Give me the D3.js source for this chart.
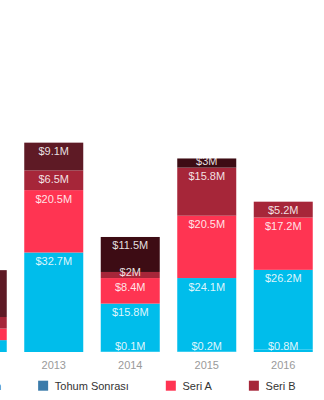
<!DOCTYPE html>
<html>
<head>
<meta charset="utf-8">
<script src="https://cdn.jsdelivr.net/npm/d3@7"></script>
<style>
  html, body { margin: 0; padding: 0; background: #fff; }
  svg { display: block; }
  text { font-family: "Liberation Sans", Arial, Helvetica, sans-serif; }
</style>
</head>
<body>
<svg id="chart" width="324" height="400"></svg>
<script>
// ---- data ----
const years = ["2012", "2013", "2014", "2015", "2016"];
const seriesKeys = ["Tohum", "Tohum Sonrası", "Seri A", "Seri B", "Seri C", "Seri D"];
const tohum        = [0,    0,    0.1,  0.2,  0.8];
const tohumSonrasi = [3.9,  32.7, 15.8, 24.1, 26.2];
const seriA        = [3.8,  20.5, 8.4,  20.5, 17.2];
const seriB        = [3.8,  6.5,  2,    15.8, 5.2];
const seriC        = [15.4, 9.1,  0,    0,    0];
const seriD        = [0,    0,    11.5, 3,    0];
const yMax = 70;

// ---- styles ----
const barColors = {
  "Tohum": "#00bdeb",
  "Tohum Sonrası": "#00bdeb",
  "Seri A": "#ff3452",
  "Seri B": "#a62639",
  "Seri C": "#5e1a25",
  "Seri D": "#3d0c14"
};
const legendColors = {
  "Tohum": "#00bdeb",
  "Tohum Sonrası": "#3b7baa",
  "Seri A": "#ff3452",
  "Seri B": "#a62639",
  "Seri C": "#5e1a25",
  "Seri D": "#3d0c14"
};

const cols = [tohum, tohumSonrasi, seriA, seriB, seriC, seriD];
const table = years.map((y, i) => {
  const row = { year: y };
  seriesKeys.forEach((k, j) => row[k] = cols[j][i]);
  return row;
});

const svg = d3.select("#chart");

const x = d3.scaleBand()
  .domain(years)
  .range([-61, 321.5])
  .paddingInner(0.2288)
  .paddingOuter(0.1144);

const y = d3.scaleLinear().domain([0, yMax]).range([352, 139]);

const stacked = d3.stack().keys(seriesKeys)(table);

const g = svg.append("g");

stacked.forEach(layer => {
  const key = layer.key;
  const lg = g.append("g");
  lg.selectAll("rect")
    .data(layer.filter(d => d[1] - d[0] > 0))
    .join("rect")
    .attr("x", d => x(d.data.year))
    .attr("width", x.bandwidth())
    .attr("y", d => y(d[1]))
    .attr("height", d => y(d[0]) - y(d[1]))
    .attr("fill", barColors[key]);
});

// labels (only for bars lying inside the visible window)
const visible = d => x(d.data.year) >= 0;
stacked.forEach(layer => {
  g.append("g").selectAll("text")
    .data(layer.filter(d => d[1] - d[0] > 0 && visible(d)))
    .join("text")
    .attr("x", d => x(d.data.year) + x.bandwidth() / 2)
    .attr("y", d => Math.min(y(d[1]) + 12.5, y(d[0]) - 2.5))
    .attr("text-anchor", "middle")
    .attr("font-size", 11)
    .attr("fill", "#ffffff")
    .attr("fill-opacity", 0.88)
    .text(d => "$" + (d[1] - d[0]).toFixed(1).replace(/\.0$/, "") + "M");
});

// x axis labels
const xAxis = d3.axisBottom(x).tickSize(0).tickPadding(0)
  .tickValues(years.filter(yr => x(yr) >= 0));
const ax = svg.append("g").attr("transform", "translate(0,359)").call(xAxis);
ax.select(".domain").remove();
ax.selectAll("text")
  .attr("font-size", 11)
  .attr("fill", "#9a9a9a")
  .attr("dy", "0.95em")
  .style("font-family", "'Liberation Sans', Arial, sans-serif");

// legend
const legend = svg.append("g");
let lx = -48.6;
seriesKeys.forEach(k => {
  const item = legend.append("g");
  item.append("rect")
    .attr("x", lx).attr("y", 380.7)
    .attr("width", 10).attr("height", 10)
    .attr("fill", legendColors[k]);
  const t = item.append("text")
    .attr("x", lx + 16.7).attr("y", 390)
    .attr("font-size", 11)
    .attr("fill", "#333")
    .text(k);
  lx = lx + 16.7 + t.node().getComputedTextLength() + 37;
});
</script>
</body>
</html>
• • •
#### Instructions to follow
Give the data again exactly as written, with all pictures left out.

#### Output of the task
Give me the D3.js source for this chart.
<!DOCTYPE html>
<html>
<head>
<meta charset="utf-8">
<script src="https://cdn.jsdelivr.net/npm/d3@7"></script>
<style>
  html, body { margin: 0; padding: 0; background: #fff; }
  svg { display: block; }
  text { font-family: "Liberation Sans", Arial, Helvetica, sans-serif; }
</style>
</head>
<body>
<svg id="chart" width="324" height="400"></svg>
<script>
// ---- data ----
const years = ["2012", "2013", "2014", "2015", "2016"];
const seriesKeys = ["Tohum", "Tohum Sonrası", "Seri A", "Seri B", "Seri C", "Seri D"];
const tohum        = [0,    0,    0.1,  0.2,  0.8];
const tohumSonrasi = [3.9,  32.7, 15.8, 24.1, 26.2];
const seriA        = [3.8,  20.5, 8.4,  20.5, 17.2];
const seriB        = [3.8,  6.5,  2,    15.8, 5.2];
const seriC        = [15.4, 9.1,  0,    0,    0];
const seriD        = [0,    0,    11.5, 3,    0];
const yMax = 70;

// ---- styles ----
const barColors = {
  "Tohum": "#00bdeb",
  "Tohum Sonrası": "#00bdeb",
  "Seri A": "#ff3452",
  "Seri B": "#a62639",
  "Seri C": "#5e1a25",
  "Seri D": "#3d0c14"
};
const legendColors = {
  "Tohum": "#00bdeb",
  "Tohum Sonrası": "#3b7baa",
  "Seri A": "#ff3452",
  "Seri B": "#a62639",
  "Seri C": "#5e1a25",
  "Seri D": "#3d0c14"
};

const cols = [tohum, tohumSonrasi, seriA, seriB, seriC, seriD];
const table = years.map((y, i) => {
  const row = { year: y };
  seriesKeys.forEach((k, j) => row[k] = cols[j][i]);
  return row;
});

const svg = d3.select("#chart");

const x = d3.scaleBand()
  .domain(years)
  .range([-61, 321.5])
  .paddingInner(0.2288)
  .paddingOuter(0.1144);

const y = d3.scaleLinear().domain([0, yMax]).range([352, 139]);

const stacked = d3.stack().keys(seriesKeys)(table);

const g = svg.append("g");

stacked.forEach(layer => {
  const key = layer.key;
  const lg = g.append("g");
  lg.selectAll("rect")
    .data(layer.filter(d => d[1] - d[0] > 0))
    .join("rect")
    .attr("x", d => x(d.data.year))
    .attr("width", x.bandwidth())
    .attr("y", d => y(d[1]))
    .attr("height", d => y(d[0]) - y(d[1]))
    .attr("fill", barColors[key]);
});

// labels (only for bars lying inside the visible window)
const visible = d => x(d.data.year) >= 0;
stacked.forEach(layer => {
  g.append("g").selectAll("text")
    .data(layer.filter(d => d[1] - d[0] > 0 && visible(d)))
    .join("text")
    .attr("x", d => x(d.data.year) + x.bandwidth() / 2)
    .attr("y", d => Math.min(y(d[1]) + 12.5, y(d[0]) - 2.5))
    .attr("text-anchor", "middle")
    .attr("font-size", 11)
    .attr("fill", "#ffffff")
    .attr("fill-opacity", 0.88)
    .text(d => "$" + (d[1] - d[0]).toFixed(1).replace(/\.0$/, "") + "M");
});

// x axis labels
const xAxis = d3.axisBottom(x).tickSize(0).tickPadding(0)
  .tickValues(years.filter(yr => x(yr) >= 0));
const ax = svg.append("g").attr("transform", "translate(0,359)").call(xAxis);
ax.select(".domain").remove();
ax.selectAll("text")
  .attr("font-size", 11)
  .attr("fill", "#9a9a9a")
  .attr("dy", "0.95em")
  .style("font-family", "'Liberation Sans', Arial, sans-serif");

// legend
const legend = svg.append("g");
let lx = -48.6;
seriesKeys.forEach(k => {
  const item = legend.append("g");
  item.append("rect")
    .attr("x", lx).attr("y", 380.7)
    .attr("width", 10).attr("height", 10)
    .attr("fill", legendColors[k]);
  const t = item.append("text")
    .attr("x", lx + 16.7).attr("y", 390)
    .attr("font-size", 11)
    .attr("fill", "#333")
    .text(k);
  lx = lx + 16.7 + t.node().getComputedTextLength() + 37;
});
</script>
</body>
</html>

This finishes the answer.